Funding for the development and maintenance of roads in the U.S. come from a variety of taxes such as vehicle registration fees, wheel taxes and taxes on gasoline and motor fuel. So , we do pay for using car infrastructure

[–] force@lemmy.world 15 points 11 months ago* (last edited 11 months ago) (2 children)

Yes, but not nearly enough. Those kinds of taxes are extremely low (especially compared to e.g. the EU) and form only a fraction of the costs of car infrastructure.

All those hundreds of billions to trillions of dollars in infrastructure bills, all the regular car infrastructure maintanence costs, a large chunk is paid for by taxes that everyone gets regardless of how much they use a car. And all the extra non-tax costs (in both time and money) that non-drivers have to pay because car-dependent infrastructure fucks up transportation for everyone else, that is a massive charge.

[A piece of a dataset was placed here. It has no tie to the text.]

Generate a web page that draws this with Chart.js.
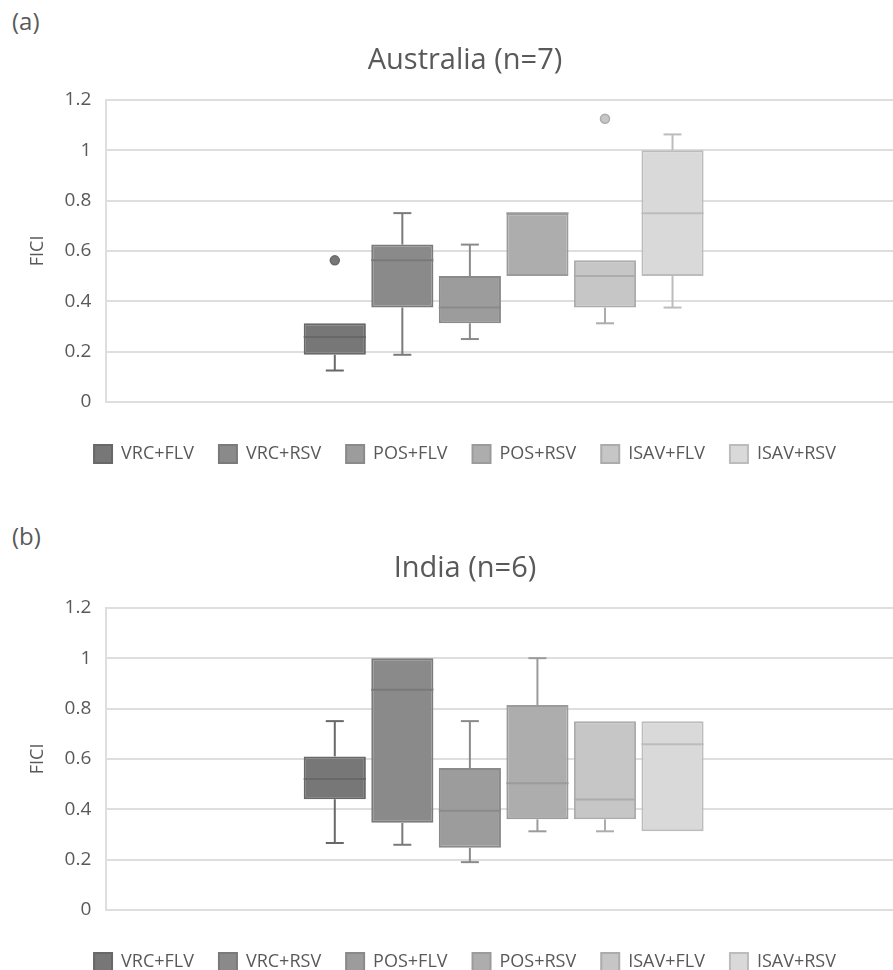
<!DOCTYPE html>
<html>
<head>
<meta charset="utf-8">
<script src="https://cdn.jsdelivr.net/npm/chart.js@4.4.1/dist/chart.umd.min.js"></script>
<style>
  html, body { margin: 0; padding: 0; background: #fff; overflow: hidden; }
  body { width: 893px; height: 970px; position: relative; font-family: "Open Sans", sans-serif; }
  .panel { position: absolute; left: 0; width: 930px; height: 508px; }
  .tag { position: absolute; left: 12px; font-size: 24px; color: #595959; font-family: "Open Sans", sans-serif; }
</style>
</head>
<body>
<div class="tag" style="top:4px">(a)</div>
<div class="panel" style="top:0"><canvas id="ausChart" width="930" height="508"></canvas></div>
<div class="tag" style="top:519px">(b)</div>
<div class="panel" style="top:508px"><canvas id="indChart" width="930" height="508"></canvas></div>
<script>
// Комбінації препаратів
const seriesNames = ['VRC+FLV', 'VRC+RSV', 'POS+FLV', 'POS+RSV', 'ISAV+FLV', 'ISAV+RSV'];
const fillColors = ['#777777', '#8a8a8a', '#9c9c9c', '#adadad', '#c6c6c6', '#d9d9d9'];
const lineColors = ['#686868', '#7a7a7a', '#8a8a8a', '#9b9b9b', '#acacac', '#bcbcbc'];
const yTicks = [0, 0.2, 0.4, 0.6, 0.8, 1, 1.2];

// Australia (n=7)
const ausMin = [0.125, 0.1875, 0.25, 0.5, 0.3125, 0.375];
const ausQ1 = [0.1875, 0.375, 0.3125, 0.5, 0.375, 0.5];
const ausMedian = [0.258, 0.5625, 0.375, 0.75, 0.5, 0.75];
const ausQ3 = [0.3125, 0.625, 0.5, 0.75, 0.5625, 1.0];
const ausMax = [0.3125, 0.75, 0.625, 0.75, 0.5625, 1.0625];
const ausOutliers = [[0.5625], [], [], [], [1.125], []];

// India (n=6)
const indMin = [0.266, 0.259, 0.19, 0.3125, 0.3125, 0.3125];
const indQ1 = [0.44, 0.346, 0.247, 0.36, 0.36, 0.3125];
const indMedian = [0.52, 0.875, 0.394, 0.503, 0.439, 0.658];
const indQ3 = [0.61, 1.0, 0.564, 0.814, 0.75, 0.75];
const indMax = [0.75, 1.0, 0.75, 1.0, 0.75, 0.75];
const indOutliers = [[], [], [], [], [], []];

const textColor = '#595959';
const gridColor = '#dedede';

// Вуса, медіана та викиди поверх плаваючих стовпців
const boxWhiskers = {
    id: 'boxWhiskers',
    afterDatasetsDraw(chart) {
        const { ctx } = chart;
        const y = chart.scales.y;
        chart.data.datasets.forEach((ds, i) => {
            const bar = chart.getDatasetMeta(i).data[0];
            if (!bar) return;
            const st = ds.stats;
            const x = bar.x;
            const half = bar.width / 2;
            const cap = 9;
            const line = (x1, y1, x2, y2) => {
                ctx.beginPath();
                ctx.moveTo(x1, y1);
                ctx.lineTo(x2, y2);
                ctx.stroke();
            };
            ctx.save();
            ctx.strokeStyle = ds.borderColor;
            ctx.lineWidth = 2;
            const pMed = y.getPixelForValue(st.median);
            line(x - half, pMed, x + half, pMed);
            if (st.max > st.q3) {
                const pTop = y.getPixelForValue(st.max);
                line(x, y.getPixelForValue(st.q3), x, pTop);
                line(x - cap, pTop, x + cap, pTop);
            }
            if (st.min < st.q1) {
                const pBot = y.getPixelForValue(st.min);
                line(x, y.getPixelForValue(st.q1), x, pBot);
                line(x - cap, pBot, x + cap, pBot);
            }
            st.outliers.forEach(v => {
                ctx.beginPath();
                ctx.arc(x, y.getPixelForValue(v), 4.5, 0, Math.PI * 2);
                ctx.fillStyle = ds.backgroundColor;
                ctx.fill();
                ctx.lineWidth = 1.5;
                ctx.stroke();
            });
            ctx.restore();
        });
    }
};

function buildDatasets(mins, q1s, medians, q3s, maxs, outliers) {
    return seriesNames.map((name, i) => ({
        label: name,
        data: [[q1s[i], q3s[i]]],
        backgroundColor: fillColors[i],
        borderColor: lineColors[i],
        borderWidth: 2,
        borderSkipped: false,
        barPercentage: 0.92,
        categoryPercentage: 0.51,
        stats: { min: mins[i], q1: q1s[i], median: medians[i], q3: q3s[i], max: maxs[i], outliers: outliers[i] }
    }));
}

function makeChart(id, title, datasets) {
    new Chart(document.getElementById(id), {
        type: 'bar',
        data: { labels: [''], datasets: datasets },
        options: {
            responsive: false,
            animation: false,
            layout: { padding: { left: 29, right: 29, top: 0, bottom: 35 } },
            plugins: {
                title: {
                    display: true,
                    text: title,
                    color: textColor,
                    font: { family: 'Open Sans', size: 29, weight: 'normal' },
                    padding: { top: 43, bottom: 22 }
                },
                legend: {
                    position: 'bottom',
                    labels: {
                        color: textColor,
                        font: { family: 'Open Sans', size: 18 },
                        boxWidth: 18,
                        boxHeight: 18,
                        padding: 25
                    }
                },
                tooltip: { enabled: false }
            },
            scales: {
                x: {
                    grid: { display: false },
                    border: { display: false },
                    ticks: { display: false },
                    afterFit: axis => { axis.height = 18; }
                },
                y: {
                    min: 0,
                    max: 1.2,
                    afterBuildTicks: axis => { axis.ticks = yTicks.map(v => ({ value: v })); },
                    grid: { color: gridColor, lineWidth: 2, drawTicks: false },
                    border: { display: true, color: gridColor, width: 2 },
                    ticks: {
                        color: textColor,
                        font: { family: 'Open Sans', size: 19 },
                        padding: 15,
                        callback: v => String(v)
                    },
                    title: {
                        display: true,
                        text: 'FICI',
                        color: textColor,
                        font: { family: 'Open Sans', size: 18 },
                        padding: { top: -2, bottom: 1 }
                    }
                }
            }
        },
        plugins: [boxWhiskers]
    });
}

makeChart('ausChart', 'Australia (n=7)', buildDatasets(ausMin, ausQ1, ausMedian, ausQ3, ausMax, ausOutliers));
makeChart('indChart', 'India (n=6)', buildDatasets(indMin, indQ1, indMedian, indQ3, indMax, indOutliers));
</script>
</body>
</html>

[–] theonyltruemupf@feddit.de 12 points 11 months ago

Even in the EU, car related taxes can't pay for all the car related infrastructure. Building and maintaining roads is crazy expensive.

[–] ugh@lemm.ee -3 points 11 months ago (1 children)

People who don't drive don't pay any of those taxes that were used as examples. I'd love to see the numbers that you're basing your argument on.

[–] squaresinger@feddit.de 11 points 11 months ago

Let me google that for you: https://frontiergroup.org/resources/who-pays-roads/

There are literally tens of thousands of articles like this one.

TLDR:

  • less than 50% of car infrastructure cost is paid for by driving related taxes
  • An average of $1100 in general tax per household per year is used to subsidise driving
  • Car infrastructure receives more subsidies from general tax than transit, passenger rail, cycling and pedestrian programs combined.

No, drivers pull their own weight in regards to car related taxes.